Les États-Unis entrent dans le sesquicentenaire de la Reconstruction, cette période après la guerre civile où les Afro-Américains ont brièvement bénéficié de tous les droits civils et politiques. Les Afro-Américains – 200 000 d’entre eux – avaient combattu dans cette guerre, ce qui rendait difficile de leur refuser l’égalité des droits. Cependant, contrairement au 150e anniversaire de la guerre civile, peu de lieux historiques nous racontent ce qui s’est passé pendant la Reconstruction. Ils le pourraient : Chaque maison de plantation a eu une histoire de la Reconstruction, souvent fascinante, mais ces manoirs restent figés dans le temps, aux alentours de 1859. Ils racontent une histoire d’élégance et de pouvoir, et la Reconstruction a été l’époque où ce pouvoir a été remis en question. De plus, il est toujours vrai, comme le disait W.E.B. Du Bois dans « Black Reconstruction » il y a 80 ans, que « l’on ne peut étudier la Reconstruction sans d’abord affronter franchement les faits du mensonge universel. » Voici cinq faussetés courantes que les Américains se racontent encore sur cette période formatrice.

1. La Reconstruction a été un échec.

Cette opinion a fini par dominer la pensée publique de 1890 jusqu’à environ 1940, lorsque les événements mondiaux et la Grande Migration ont commencé à remodeler la perception de la race et du racisme dans le pays. Au cours de cette période, connue par les historiens comme le nadir des relations raciales, les Américains blancs sont devenus incroyablement racistes. Les communautés du Nord deviennent des « villes du coucher du soleil » qui interdisent les Afro-Américains (et parfois les Juifs et d’autres personnes) après la tombée de la nuit. En commençant par le Mississippi en 1890, tous les États du Sud ont institué des tests d’alphabétisation et des taxes de vote afin de priver les Afro-Américains de la citoyenneté qui était censée leur être garantie par le 14e amendement. À cette époque, la Reconstruction était décrite comme une période terrible, en particulier pour les Blancs mais aussi pour tout le monde, l’échec d’un gouvernement soutenu uniquement par les baïonnettes fédérales. « Aucun peuple n’a jamais été aussi cruellement soumis à la domination de classes ignorantes, vicieuses et criminelles que l’a été le peuple sudiste pendant les jours terribles de la reconstruction », proclamait le Times-Picayune de la Nouvelle-Orléans en 1901.
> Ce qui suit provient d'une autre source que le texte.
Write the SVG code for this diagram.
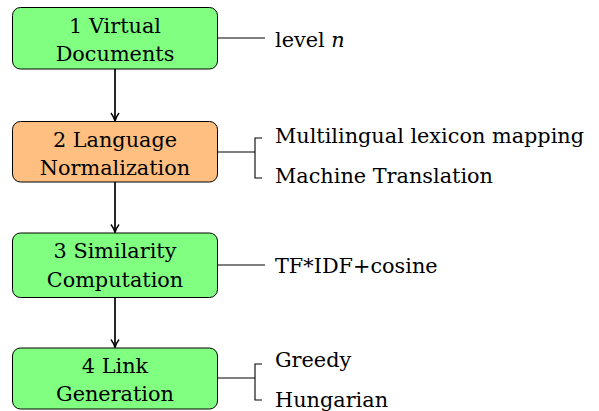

Certaines personnes aujourd’hui pensent même que la Reconstruction était un effort pour reconstruire physiquement le Sud, plutôt que d’aider son retour politique dans l’Union. En 2013, par exemple, le Smithsonian American Art Museum a monté une énorme exposition, « La guerre civile et l’art américain ». « La reconstruction, affirmait le musée, a commencé comme un effort bien intentionné pour réparer les dommages évidents à travers le Sud alors que chaque État réintégrait l’Union. » Le conservateur a déclaré que la reconstruction « a rapidement vacillé, assaillie par des politiciens corrompus, des administrations bien intentionnées mais ineptes, des spéculateurs et une gestion très peu centralisée. »

Au contraire, les anciens Confédérés voyaient la Reconstruction comme un problème précisément parce qu’elle réussissait. Les administrations des nouveaux États républicains ont adopté des mesures populaires telles que des lois d’exemption de propriété foncière qui abaissaient les taxes sur les résidences, rendant plus difficile pour les gens de perdre leur maison. Ils ont également réparé les routes et les ponts et construit de nouvelles écoles et de nouveaux hôpitaux. Bientôt, les républicains obtiennent 20 %, voire 40 % des votes des Blancs et la quasi-totalité des votes des Noirs. Les démocrates sont désespérés. Après des tentatives avortées pour gagner les votes noirs, ils ont eu recours à l’intimidation et à la violence. Ces tactiques ont joué un rôle central dans la restauration du pouvoir démocrate blanc dans tout le Sud en 1877. Et ainsi la Reconstruction s’est terminée, mais pas parce qu’elle a échoué.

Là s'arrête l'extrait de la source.